3. Definição de métricas
Como a IA apoia
Sugere métricas específicas para o tipo de produto
Traduz métricas complexas em explicações compreensíveis
Por que é útil: a criação de métricas é uma parte essencial no processo de desenvolvimento de produto por cria os parâmetros para o acompanhamento da solução. Sem métricas bem definidas e metas factíveis, não é possível entender se o produto está dando certo (seja qual for o seu contexto) ou não.
Sabemos que no contexto das redações independentes, muitos veículos não trabalham diretamente com OKRs e KPIs.

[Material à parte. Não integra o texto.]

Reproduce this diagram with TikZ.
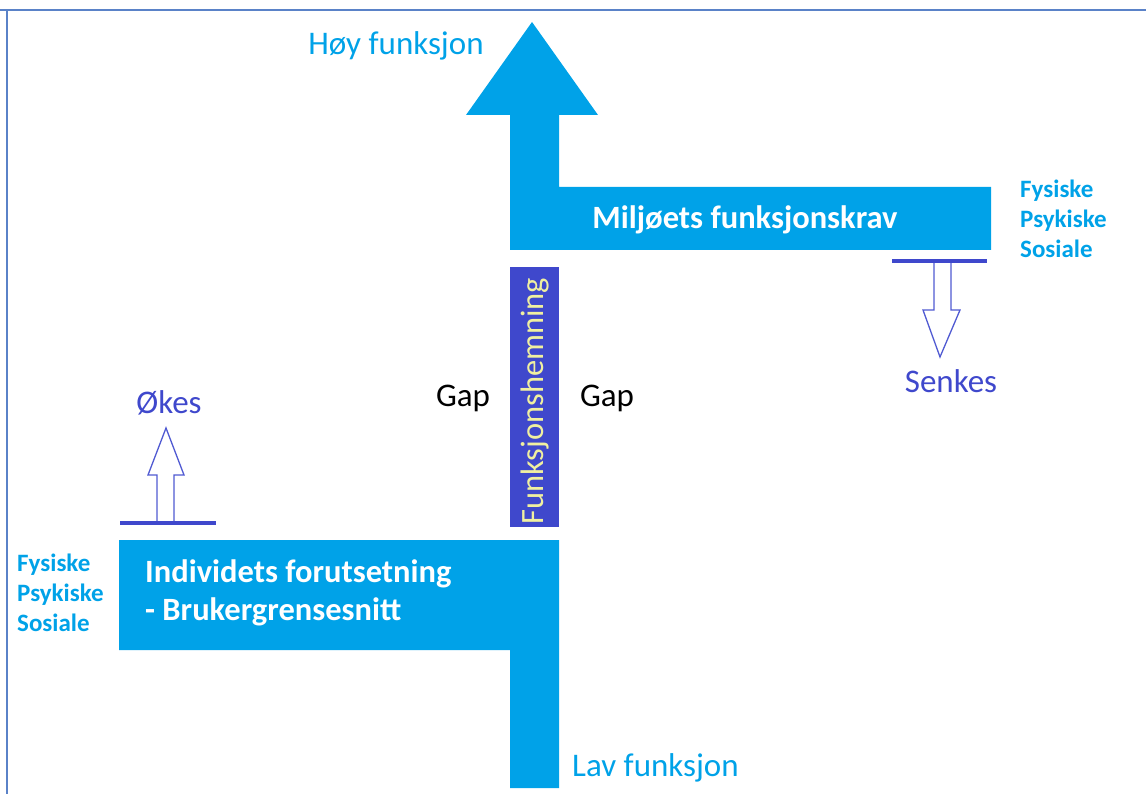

Nesse sentido, a IA pode atuar como um gerador de sugestões para um primeiro passo na mudança cultural da organização.
Etapa 4: prototipar, testar e validar (editar e distribuir)
Aqui entra uma das partes em que a IA mais acelera o processo de desenvolvimento de produto.
1. Prototipação
Como a IA apoia
Criação de wireframes
Idealização de fluxos de telas
Rascunhos de interfaces
Exemplos de possíveis caminhos editoriais
Simulações do produto em uso
Cuidados: isso tudo deve ser feito apenas no ambiente de teste. O julgamento final ainda deve ser humano e nada deve tornar-se público sem o aval da equipe.
2. Testes de usabilidade
Como a IA apoia
Analisa transcrições
Agrupa feedback por temas
Ajuda a identificar padrões
Sugere hipóteses de melhoria
Por que é útil: assim como na pesquisa com usuário, a IA poupa o tempo inicial na geração de insights dos testes de usabilidade e ajuda a equipe a entender quais são os pontos de atenção para melhoria da solução.